The manga, itself, deals with heavy themes from the get go. Main character, Tsugu Miikura, and her family struggle with an absent parent. Their father stays in Tokyo as the five girls move back to their old, rural town. Here, she meets up with three of her old friends: Asari, Sora, and Yuushin.
However, the group begins crumbling beneath Tsugu’s feet. Asari, jealous by Tsugus connection and relationship with Yuushin (her childhood crush), begins to neglect and ignore her. The group Tsugu used to eat lunch with abandons her, leaving her to eat alone.
Tsugu, awhile after, realizes Yuushin isn’t the same “good kid” with good grades he was when she moved. His father was revealed to have slept with a high school girl, and the school quickly turned on him. Saro began to leave Yuushin behind, avoiding interacting and hanging out with him. As a result, Yuushin begins to gain ties with the bad crowd. He begins to bully Saro, beating him and stealing his money.
Tsugu realizes this when she’s on a walk with her sister’s daughter and finds the group standing on the bridge, with Saro about to jump off at Yuushins request when Saro had come to get his dog back from the other. Saro runs off, and Yuushin leaves with his friends.
Following this event, Tsugu attempts to return the dog to Saro after finding that Yuushin is about to allow his friends to stone the animal to death. However, when his grandmother reveals he hadn’t come back, she goes on a search for him. She finds him locked in an abandoned car, in an attempt to pass from the exhaust from an open flame cooking some meat, and breaks him out using her guitar.
They speak for awhile, Saro fills her in on what she’d missed while away in Tokyo. The two decide to run away to Tokyo to live out their respective dreams, Tsugu a guitarist, and Saro as a manga illustrator.
There, they find Tsugu’s father after he responds to one of her texts. The manga ends when they arrive to an apartment he’d told them to stay at.
I really enjoyed the story!

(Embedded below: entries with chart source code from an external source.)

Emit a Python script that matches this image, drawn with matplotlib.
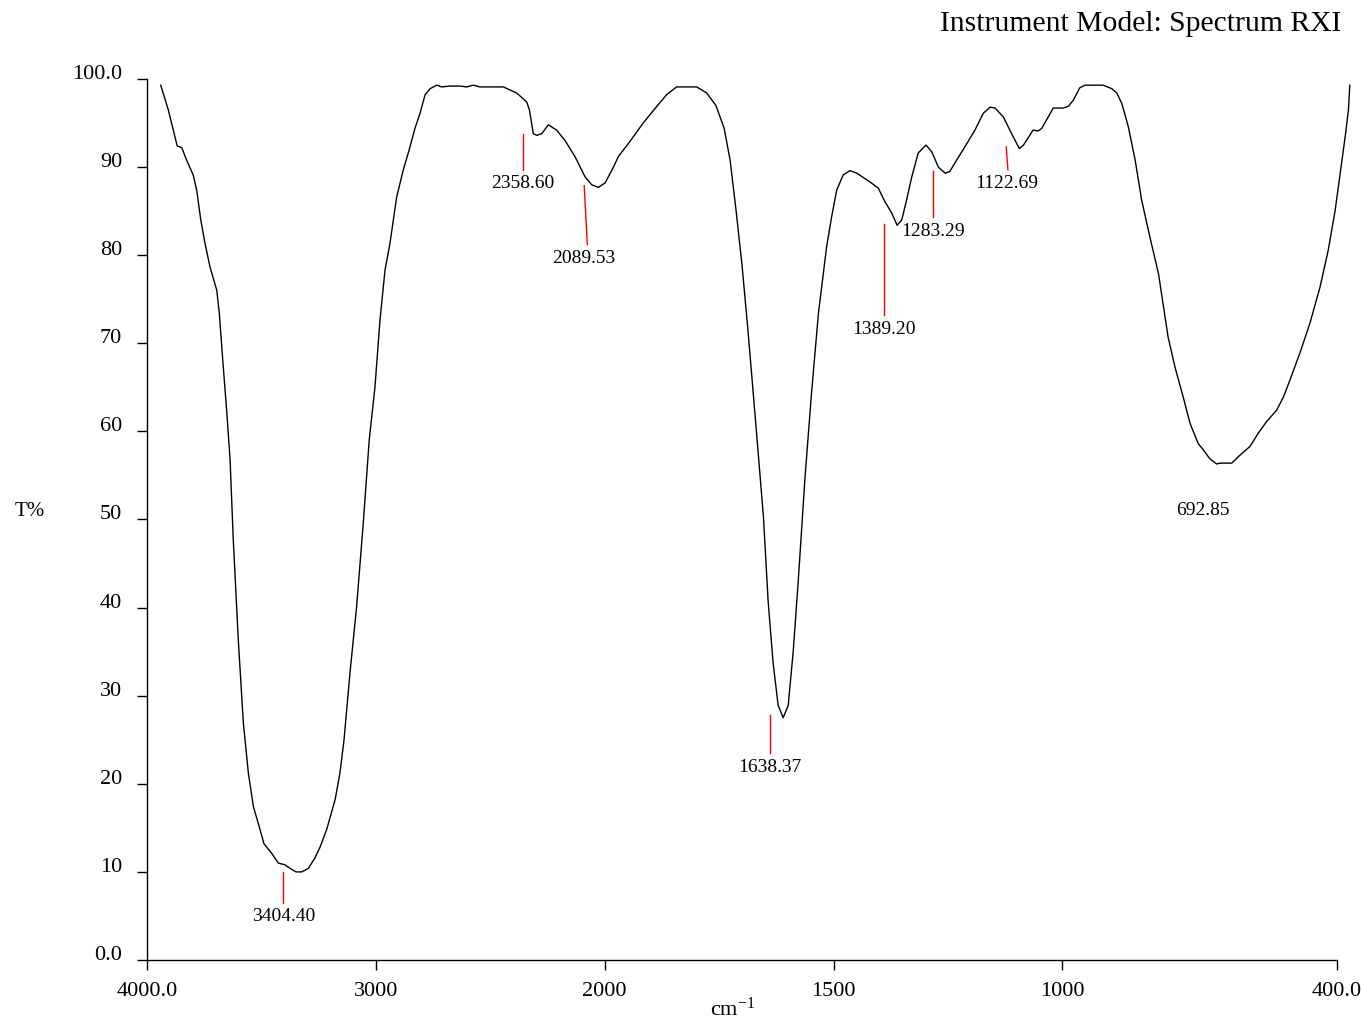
import matplotlib.pyplot as plt
import matplotlib as mpl
import numpy as np
from matplotlib.ticker import FixedLocator, FixedFormatter

mpl.rcParams['font.family'] = ['Liberation Serif', 'DejaVu Serif']
mpl.rcParams['mathtext.default'] = 'regular'

# spectrum (wavenumber in cm-1, transmittance in %)
wavenumber = [3940, 3907, 3885, 3868, 3848, 3827, 3798, 3783, 3765, 3747, 3725, 3695,
              3684, 3669, 3652, 3637, 3623, 3601, 3579, 3557, 3535, 3506, 3489, 3455,
              3426, 3397, 3375, 3349, 3324, 3295, 3266, 3244, 3215, 3178, 3157, 3139,
              3113, 3084, 3055, 3029, 3004, 2982, 2960, 2938, 2909, 2880, 2855, 2829,
              2807, 2785, 2763, 2734, 2712, 2676, 2632, 2603, 2574, 2545, 2443, 2384,
              2341, 2329, 2312, 2297, 2275, 2246, 2210, 2173, 2130, 2086, 2057, 2028,
              1999, 1981, 1970, 1945, 1916, 1886, 1865, 1843, 1799, 1777, 1757, 1739,
              1726, 1713, 1700, 1687, 1668, 1653, 1643, 1632, 1621, 1610, 1599, 1588,
              1577, 1562, 1548, 1533, 1515, 1504, 1493, 1479, 1464, 1449, 1420, 1402,
              1388, 1373, 1361, 1351, 1342, 1329, 1315, 1298, 1285, 1271, 1256, 1246,
              1231, 1213, 1191, 1173, 1158, 1147, 1129, 1111, 1094, 1085, 1064, 1053,
              1045, 1020, 998, 987, 976, 962, 951, 911, 892, 881, 870, 856,
              841, 827, 809, 790, 780, 769, 754, 736, 721, 703, 692, 678,
              663, 656, 630, 612, 590, 572, 554, 532, 517, 503, 481, 459,
              437, 419, 404, 393, 382, 375, 372]
transmittance = [99.3, 96.5, 94.2, 92.4, 92.2, 90.8, 89.1, 87.4, 84.0, 81.4, 78.7, 76.0,
                 73.4, 68.1, 62.4, 56.8, 47.7, 36.3, 26.9, 21.2, 17.4, 14.8, 13.2, 12.1,
                 11.0, 10.8, 10.4, 10.0, 10.0, 10.4, 11.6, 12.8, 14.8, 18.2, 21.2, 25.0,
                 32.6, 40.1, 49.6, 59.0, 65.0, 72.6, 78.3, 81.4, 86.6, 89.7, 91.9, 94.4,
                 96.1, 98.2, 98.9, 99.3, 99.1, 99.2, 99.2, 99.1, 99.3, 99.1, 99.1, 98.4,
                 97.4, 96.5, 93.8, 93.6, 93.8, 94.8, 94.2, 93.0, 91.2, 88.9, 88.0, 87.7,
                 88.2, 90.0, 91.2, 92.9, 95.0, 96.9, 98.2, 99.1, 99.1, 98.4, 97.0, 94.4,
                 90.8, 85.1, 78.9, 71.5, 59.7, 50.2, 40.8, 33.7, 28.9, 27.5, 28.9, 35.1,
                 43.1, 55.0, 64.4, 73.4, 81.0, 84.4, 87.4, 89.1, 89.6, 89.3, 88.3, 87.6,
                 86.1, 84.8, 83.4, 84.0, 85.9, 88.9, 91.6, 92.5, 91.7, 90.0, 89.3, 89.5,
                 90.8, 92.3, 94.2, 96.1, 96.8, 96.7, 95.7, 93.8, 92.1, 92.5, 94.2, 94.1,
                 94.4, 96.7, 96.7, 96.9, 97.6, 99.0, 99.3, 99.3, 98.9, 98.4, 97.2, 94.6,
                 90.8, 86.3, 82.1, 77.9, 74.5, 70.7, 67.3, 63.9, 60.9, 58.6, 57.9, 56.9,
                 56.3, 56.4, 56.4, 57.3, 58.3, 59.8, 61.1, 62.4, 63.9, 65.8, 68.9, 72.3,
                 76.4, 80.6, 85.1, 89.3, 93.5, 96.5, 99.3]

# peak picks
peak_labels = ['3404.40', '2358.60', '2089.53', '1638.37', '1389.20', '1283.29', '1122.69', '692.85']
peak_top_x = [3404.40, 2358.60, 2089.53, 1638.37, 1389.20, 1283.29, 1122.69, 692.85]
peak_bot_x = [3404.40, 2358.60, 2076.0, 1638.37, 1389.20, 1283.29, 1119.0, 692.85]
peak_top_y = [10.0, 93.8, 87.9, 27.8, 83.5, 89.6, 92.3, None]
peak_bot_y = [6.5, 89.7, 81.2, 23.5, 73.2, 84.3, 89.7, None]
peak_text_y = [4.9, 88.1, 79.6, 21.8, 71.6, 82.7, 88.1, 51.0]

xticks = [4000, 3000, 2000, 1500, 1000, 400]
xtick_labels = ['4000.0', '3000', '2000', '1500', '1000', '400.0']
yticks = [0, 10, 20, 30, 40, 50, 60, 70, 80, 90, 100]
ytick_labels = ['0.0', '10', '20', '30', '40', '50', '60', '70', '80', '90', '100.0']


# IR x axis: half scale above 2000 cm-1
def fwd(x):
    x = np.asarray(x, dtype=float)
    return np.where(x > 2000, 2000 + (x - 2000) / 2.0, x)


def inv(f):
    f = np.asarray(f, dtype=float)
    return np.where(f > 2000, 2000 + (f - 2000) * 2.0, f)


fig = plt.figure(figsize=(13.61, 10.22), dpi=100)
ax = fig.add_axes([0.10801, 0.060665, 0.87435, 0.86204])

ax.set_xscale('function', functions=(fwd, inv))
ax.set_xlim(4000, 400)
ax.set_ylim(0, 100)

ax.plot(wavenumber, transmittance, color='black', linewidth=1.0, clip_on=False)

for i in range(len(peak_labels)):
    if peak_top_y[i] is not None:
        ax.plot([peak_top_x[i], peak_bot_x[i]], [peak_top_y[i], peak_bot_y[i]],
                color='red', linewidth=1.0)
    ax.text(peak_top_x[i], peak_text_y[i], peak_labels[i], ha='center', va='center',
            fontsize=14)

ax.spines['top'].set_visible(False)
ax.spines['right'].set_visible(False)
for s in ['left', 'bottom']:
    ax.spines[s].set_linewidth(1.0)
    ax.spines[s].set_color('black')

ax.xaxis.set_major_locator(FixedLocator(xticks))
ax.xaxis.set_major_formatter(FixedFormatter(xtick_labels))
ax.xaxis.set_minor_locator(FixedLocator([]))
ax.yaxis.set_major_locator(FixedLocator(yticks))
ax.yaxis.set_major_formatter(FixedFormatter(ytick_labels))
ax.tick_params(axis='both', direction='out', length=7, width=1.0, labelsize=16)
ax.tick_params(axis='y', pad=11)
ax.tick_params(axis='x', pad=9)
# y labels sit on the tick (baseline aligned), as in the original
plt.setp(ax.get_yticklabels(), va='baseline')

fig.text(1341 / 1361, 1 - 24 / 1022, 'Instrument Model: Spectrum RXI', ha='right', va='center',
         fontsize=21.3)
fig.text(15 / 1361, 1 - 512 / 1022, 'T%', ha='left', va='center', fontsize=15)
fig.text(733 / 1361, 1 - 1016 / 1022, r'cm$^{-1}$', ha='center', va='baseline', fontsize=16)

fig.savefig('out.png', dpi=100)
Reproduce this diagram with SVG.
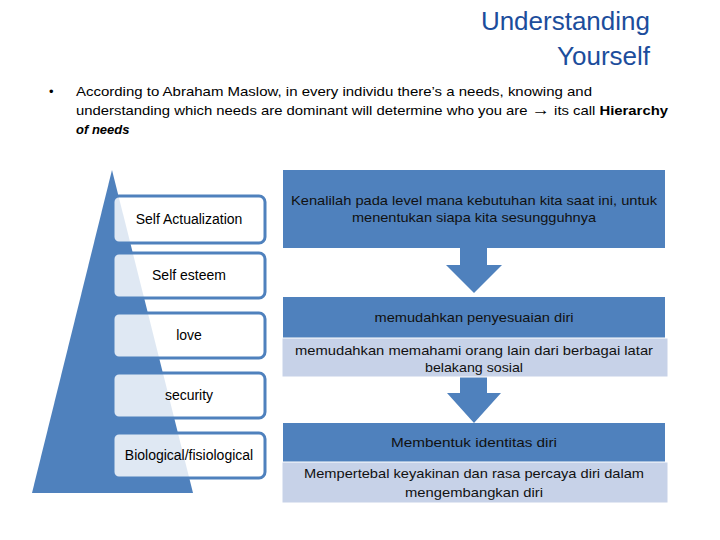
<svg xmlns="http://www.w3.org/2000/svg" width="720" height="540" viewBox="0 0 720 540">
<style>
.t{font-family:"Liberation Sans",Arial,sans-serif;}
.title{font-size:26px;fill:#1c4d9c;text-anchor:end;}
.body{font-size:13px;fill:#000;}
.lvl{fill:#fff;fill-opacity:0.82;stroke:#4f81bd;stroke-width:3;}
.lt{font-size:14px;fill:#000;text-anchor:middle;}
.dark{fill:#4f81bd;}
.light{fill:#c7d2e8;stroke:#fff;stroke-width:1;}
.rt{font-size:13px;fill:#111;text-anchor:middle;}
</style>
<rect width="720" height="540" fill="#fff"/>
<g id="title" class="t">
<text class="title" x="650" y="30">Understanding</text>
<text class="title" x="650" y="65">Yourself</text>
</g>
<g id="intro" class="t body">
<text x="49" y="96">•</text>
<text x="76" y="96" textLength="516" lengthAdjust="spacingAndGlyphs">According to  Abraham Maslow, in every individu there’s a needs,  knowing and</text>
<text x="76" y="115" textLength="592" lengthAdjust="spacingAndGlyphs">understanding  which needs are dominant will determine who you are <tspan font-size="16" font-weight="bold">→</tspan> its call  <tspan font-weight="bold">Hierarchy</tspan></text>
<text x="76" y="134" font-weight="bold" font-style="italic">of needs</text>
</g>
<g id="pyramid">
<polygon points="112,170 32,493 193,493" fill="#4f81bd"/>
</g>
<g id="level-self-actualization">
<rect class="lvl" x="113" y="196" width="152" height="47" rx="6"/>
<text class="t lt" x="189" y="224">Self Actualization</text>
</g>
<g id="level-self-esteem">
<rect class="lvl" x="113" y="253" width="152" height="45" rx="6"/>
<text class="t lt" x="189" y="280">Self esteem</text>
</g>
<g id="level-love">
<rect class="lvl" x="113" y="313" width="152" height="45" rx="6"/>
<text class="t lt" x="189" y="340">love</text>
</g>
<g id="level-security">
<rect class="lvl" x="113" y="373" width="152" height="45" rx="6"/>
<text class="t lt" x="189" y="400">security</text>
</g>
<g id="level-biological">
<rect class="lvl" x="113" y="433" width="152" height="45" rx="6"/>
<text class="t lt" x="189" y="460">Biological/fisiological</text>
</g>
<g id="connectors">
<polygon class="dark" points="460,248 487,248 487,265 502,265 474,293 446,265 460,265"/>
<polygon class="dark" points="460,377 487,377 487,393 501,393 474,423 447,393 460,393"/>
</g>
<g id="box-kenalilah">
<rect class="dark" x="283" y="170" width="382" height="78"/>
<text class="t rt" x="474" y="205" textLength="366" lengthAdjust="spacingAndGlyphs">Kenalilah pada level mana kebutuhan kita saat ini, untuk</text>
<text class="t rt" x="474" y="222" textLength="244" lengthAdjust="spacingAndGlyphs">menentukan siapa kita sesungguhnya</text>
</g>
<g id="box-penyesuaian">
<rect class="dark" x="283" y="297" width="382" height="41"/>
<text class="t rt" x="474" y="322" textLength="199" lengthAdjust="spacingAndGlyphs">memudahkan penyesuaian diri</text>
</g>
<g id="box-memahami">
<rect class="light" x="282" y="338" width="386" height="39"/>
<text class="t rt" x="474" y="355" textLength="358" lengthAdjust="spacingAndGlyphs">memudahkan memahami orang lain dari berbagai latar</text>
<text class="t rt" x="474" y="372" textLength="98" lengthAdjust="spacingAndGlyphs">belakang sosial</text>
</g>
<g id="box-identitas">
<rect class="dark" x="283" y="423" width="382" height="39"/>
<text class="t rt" x="474" y="447" textLength="166" lengthAdjust="spacingAndGlyphs">Membentuk identitas diri</text>
</g>
<g id="box-keyakinan">
<rect class="light" x="282" y="462" width="386" height="41"/>
<text class="t rt" x="474" y="478" textLength="340" lengthAdjust="spacingAndGlyphs">Mempertebal keyakinan dan rasa percaya diri dalam</text>
<text class="t rt" x="474" y="497" textLength="138" lengthAdjust="spacingAndGlyphs">mengembangkan diri</text>
</g>
</svg>
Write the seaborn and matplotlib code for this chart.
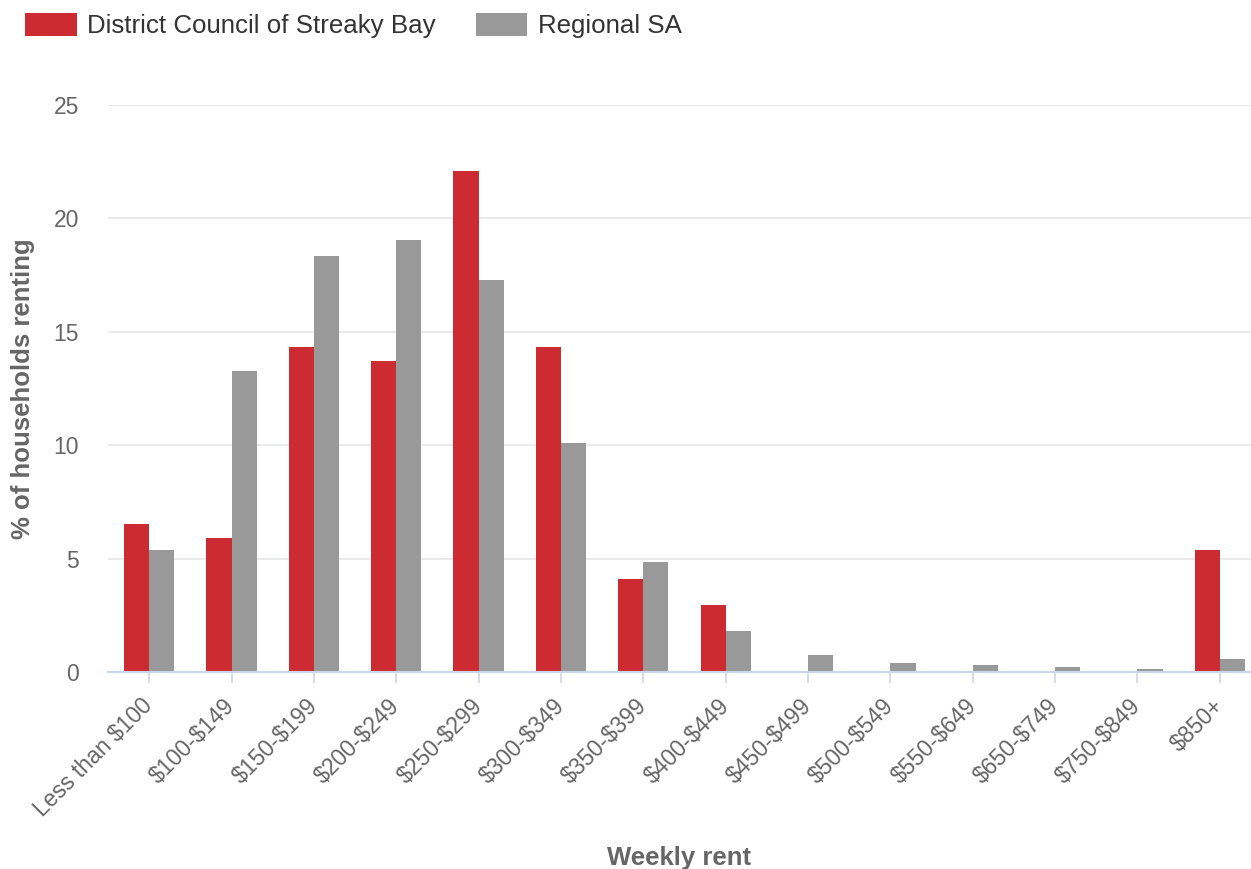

There aren’t too many manga out there that depict those in Saros situation who, instead of getting help, react negatively. As someone who’s struggled how he has, I know the feeling and could really feel myself in him. The four main characters feel real and alive, they don’t just feel like plot devices to either feel sorry for or to hate. They’re complex characters motivated by the wrong reasons, or their own problems. The content was raw and unfiltered, providing a warning at the beginning, and it was almost comforting to know that my old struggles, and so many’s current struggles, were real and that it was okay to go through.
I think my only issue was Asari and Tsugu as characters. I felt they were rather plain, but Tsugu got better as the story progressed. I felt myself having to close this manga more often than others that deal with serious topics as well. I felt like I couldn’t bring myself to read it, but couldn’t bring myself to stop either.
It’s probably one of my favorite series of this genre and I can see myself picking up the second volume.